>> Begin SUPPLIED DATA

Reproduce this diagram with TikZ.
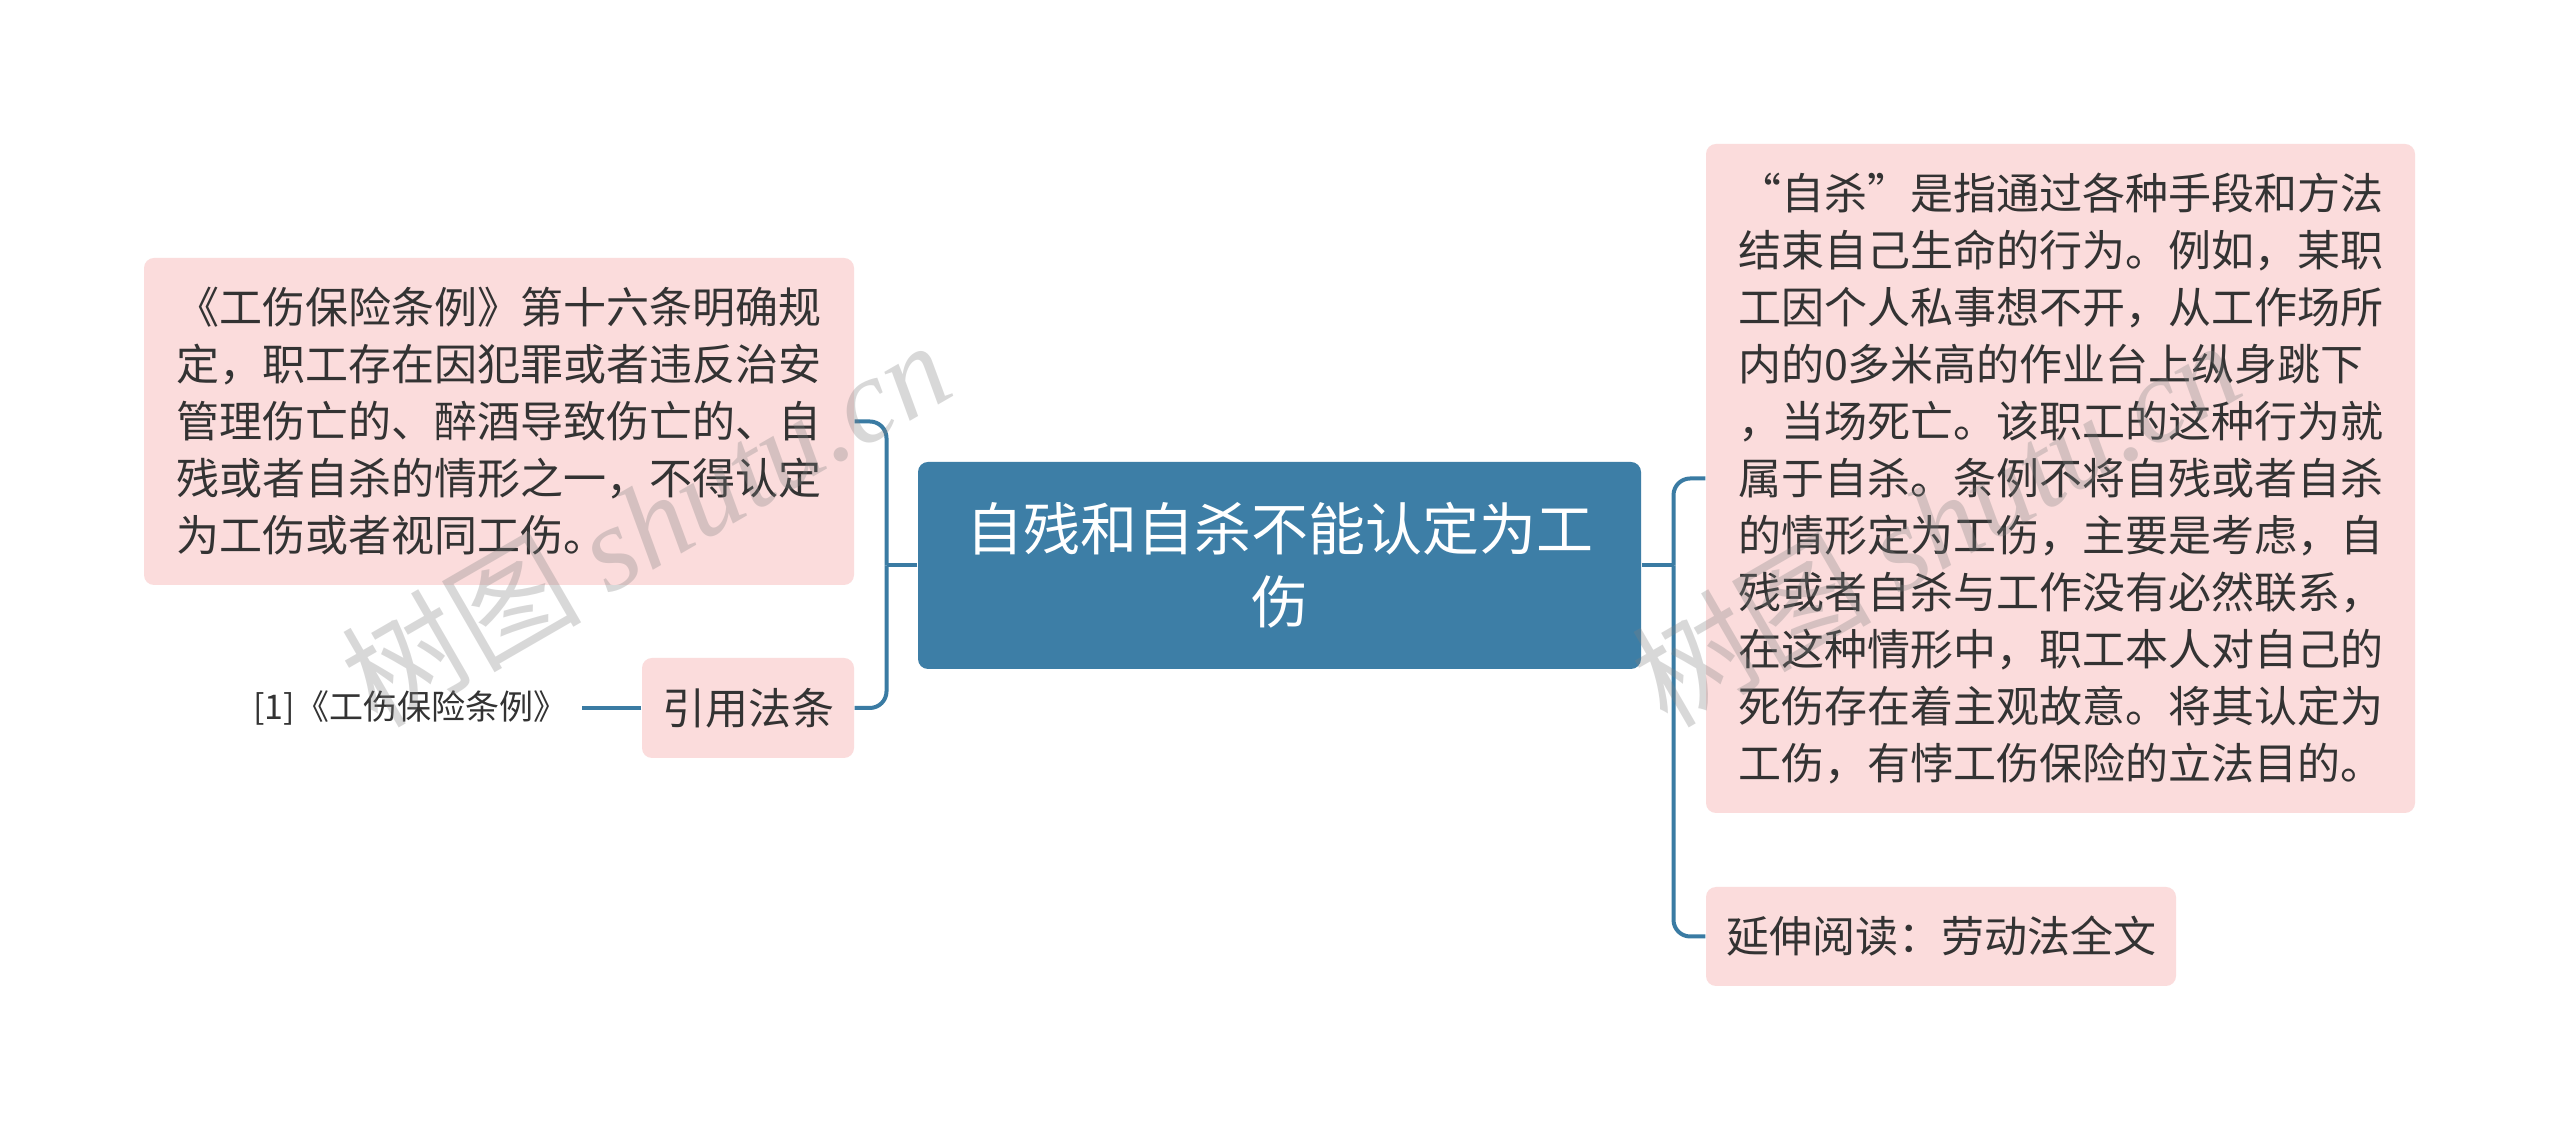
\documentclass[tikz,border=0pt]{standalone}
\usepackage{fontspec}
\setmainfont{Noto Sans CJK SC}
\newfontfamily\wmserif{Liberation Serif}
\definecolor{mainblue}{HTML}{3D7EA6}
\definecolor{linecol}{HTML}{3A7BA3}
\definecolor{pinkbox}{HTML}{FBDCDC}
\definecolor{txtcol}{HTML}{333333}
\tikzset{
  pbox/.style={fill=pinkbox, rounded corners=3pt, text=txtcol, inner sep=0pt,
    font=\fontsize{12.9pt}{17.1pt}\selectfont},
  cbox/.style={fill=mainblue, rounded corners=3pt, text=white, inner sep=0pt, align=center,
    font=\fontsize{17.1pt}{21.9pt}\selectfont},
  conn/.style={draw=linecol, line width=1.2pt, rounded corners=5pt},
  wm/.style={rotate=30, text=gray, opacity=0.3, inner sep=0pt}
}
\begin{document}
\begin{tikzpicture}[x=0.3pt,y=-0.3pt]
\fill[white] (0,0) rectangle (2560,1132);
\useasboundingbox (0,0) rectangle (2560,1132);

\node[cbox, minimum width=216.9pt, minimum height=62.1pt] (root) at (1279.5,565.5)
  {自残和自杀不能认定为工\\伤};

\node[pbox, align=left, minimum width=213pt, minimum height=98.1pt] (left) at (499,421.5)
  {《工伤保险条例》第十六条明确规\\
   定，职工存在因犯罪或者违反治安\\
   管理伤亡的、醉酒导致伤亡的、自\\
   残或者自杀的情形之一，不得认定\\
   为工伤或者视同工伤。};

\node[pbox, align=center, minimum width=63.6pt, minimum height=30pt] (cite) at (748,708) {引用法条};

\node[anchor=east, inner sep=0pt, text=txtcol, font=\fontsize{10.2pt}{12pt}\selectfont] (ref) at (568,708)
  {[1]《工伤保险条例》};

\node[pbox, align=left, minimum width=212.7pt, minimum height=200.7pt] (right) at (2060.5,478.5)
  {“自杀”是指通过各种手段和方法\\
   结束自己生命的行为。例如，某职\\
   工因个人私事想不开，从工作场所\\
   内的0多米高的作业台上纵身跳下\\
   ，当场死亡。该职工的这种行为就\\
   属于自杀。条例不将自残或者自杀\\
   的情形定为工伤，主要是考虑，自\\
   残或者自杀与工作没有必然联系，\\
   在这种情形中，职工本人对自己的\\
   死伤存在着主观故意。将其认定为\\
   工伤，有悖工伤保险的立法目的。};

\node[pbox, align=center, minimum width=141pt, minimum height=29.7pt] (read) at (1941,936.5)
  {延伸阅读：劳动法全文};

\coordinate (lj) at (886.5,565.5);
\coordinate (rj) at (1673.5,565.5);
\coordinate (refend) at (582,708);

\draw[conn] (root.west) -- (lj);
\draw[conn] (left.east) -| (lj);
\draw[conn] (cite.east) -| (lj);
\draw[conn] (cite.west) -- (refend);
\draw[conn] (root.east) -- (rj);
\draw[conn] (right.west) -| (rj);
\draw[conn] (read.west) -| (rj);

\node[wm, font=\fontsize{36pt}{36pt}\selectfont] (wm1) at (645,522) {树图 {\wmserif\itshape shutu.cn}};
\node[wm, font=\fontsize{36pt}{36pt}\selectfont] (wm2) at (1935,522) {树图 {\wmserif\itshape shutu.cn}};
\end{tikzpicture}
\end{document}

>> End SUPPLIED DATA

* **TASK REQUIREMENTS**
Reproduce only the lines from the beginning of the data through the line that contains "(read.west) -| (rj);", both included, and please drop the pictures.

* **WRITTEN SOLUTION**
Reproduce this diagram with TikZ.
\documentclass[tikz,border=0pt]{standalone}
\usepackage{fontspec}
\setmainfont{Noto Sans CJK SC}
\newfontfamily\wmserif{Liberation Serif}
\definecolor{mainblue}{HTML}{3D7EA6}
\definecolor{linecol}{HTML}{3A7BA3}
\definecolor{pinkbox}{HTML}{FBDCDC}
\definecolor{txtcol}{HTML}{333333}
\tikzset{
  pbox/.style={fill=pinkbox, rounded corners=3pt, text=txtcol, inner sep=0pt,
    font=\fontsize{12.9pt}{17.1pt}\selectfont},
  cbox/.style={fill=mainblue, rounded corners=3pt, text=white, inner sep=0pt, align=center,
    font=\fontsize{17.1pt}{21.9pt}\selectfont},
  conn/.style={draw=linecol, line width=1.2pt, rounded corners=5pt},
  wm/.style={rotate=30, text=gray, opacity=0.3, inner sep=0pt}
}
\begin{document}
\begin{tikzpicture}[x=0.3pt,y=-0.3pt]
\fill[white] (0,0) rectangle (2560,1132);
\useasboundingbox (0,0) rectangle (2560,1132);

\node[cbox, minimum width=216.9pt, minimum height=62.1pt] (root) at (1279.5,565.5)
  {自残和自杀不能认定为工\\伤};

\node[pbox, align=left, minimum width=213pt, minimum height=98.1pt] (left) at (499,421.5)
  {《工伤保险条例》第十六条明确规\\
   定，职工存在因犯罪或者违反治安\\
   管理伤亡的、醉酒导致伤亡的、自\\
   残或者自杀的情形之一，不得认定\\
   为工伤或者视同工伤。};

\node[pbox, align=center, minimum width=63.6pt, minimum height=30pt] (cite) at (748,708) {引用法条};

\node[anchor=east, inner sep=0pt, text=txtcol, font=\fontsize{10.2pt}{12pt}\selectfont] (ref) at (568,708)
  {[1]《工伤保险条例》};

\node[pbox, align=left, minimum width=212.7pt, minimum height=200.7pt] (right) at (2060.5,478.5)
  {“自杀”是指通过各种手段和方法\\
   结束自己生命的行为。例如，某职\\
   工因个人私事想不开，从工作场所\\
   内的0多米高的作业台上纵身跳下\\
   ，当场死亡。该职工的这种行为就\\
   属于自杀。条例不将自残或者自杀\\
   的情形定为工伤，主要是考虑，自\\
   残或者自杀与工作没有必然联系，\\
   在这种情形中，职工本人对自己的\\
   死伤存在着主观故意。将其认定为\\
   工伤，有悖工伤保险的立法目的。};

\node[pbox, align=center, minimum width=141pt, minimum height=29.7pt] (read) at (1941,936.5)
  {延伸阅读：劳动法全文};

\coordinate (lj) at (886.5,565.5);
\coordinate (rj) at (1673.5,565.5);
\coordinate (refend) at (582,708);

\draw[conn] (root.west) -- (lj);
\draw[conn] (left.east) -| (lj);
\draw[conn] (cite.east) -| (lj);
\draw[conn] (cite.west) -- (refend);
\draw[conn] (root.east) -- (rj);
\draw[conn] (right.west) -| (rj);
\draw[conn] (read.west) -| (rj);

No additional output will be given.